The panel remanded the case to the district court to assess the relevant factors, including 

(1) how plaintiffs hold their phone numbers out to the public; (2) whether plaintiffs’ phones are registered with the telephone company as residential or business lines; (3) how much plaintiffs use their phones for business or employment; (4) who pays for the phone bills; and (5) other factors bearing on how a reasonable observer would view the phone line. 

Id. at *7.

Judge Sandra Ikuta issued a scathing dissent, accusing the majority of “usurp[ing] the role of the [FCC] and creat[ing] its own regulatory framework for determining when a cell phone is actually a ‘residential phone.’”  2022 WL 6884084, at *12 (Ikuta, J., dissenting).  Judge Ikuta asserted that the legislative history of the TCPA “confirm[s] the common understanding that residential telephones are distinct from cell phones.”  Id. at *14.

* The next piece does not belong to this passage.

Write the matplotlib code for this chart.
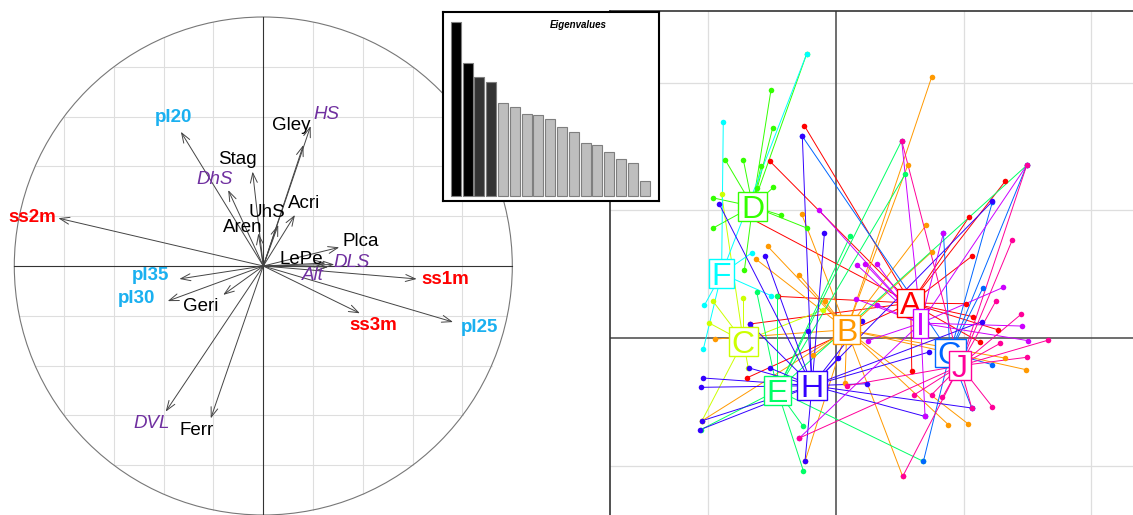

The “zone of interest” holding will be a difficult one for TCPA defendants to swallow.  In addition to expanding the TCPA to cover business calls, the textualist analysis would seem to cut off any standing argument based on the TCPA’s “zone of interests.”  Such arguments had been gaining traction.  In Stoops v. Wells Fargo Bank, N.A., 197 F. Supp. 3d 782, 804 (W.D. Pa. 2016), for example, the court found that a serial plaintiff who had purchased multiple cell phones in the hopes of receiving illegal solicitation calls fell outside the TCPA’s zone of interests.  Because even serial TCPA plaintiffs are technically “person[s],” that argument would appear to be a dead letter in the Ninth Circuit.

While Chennette is largely bad news for TCPA defendants, there is a  silver lining for class defendants.  The Ninth Circuit’s ruling establishes that determining whether a cell phone is “business” or “residential” requires application of a multi-factor “facts and circumstances” test for each putative plaintiff.  While the plaintiffs did not file Chennette as a class action, application of that test would seem to make certification of a class involving alleged residential cell phone users difficult, if not impossible.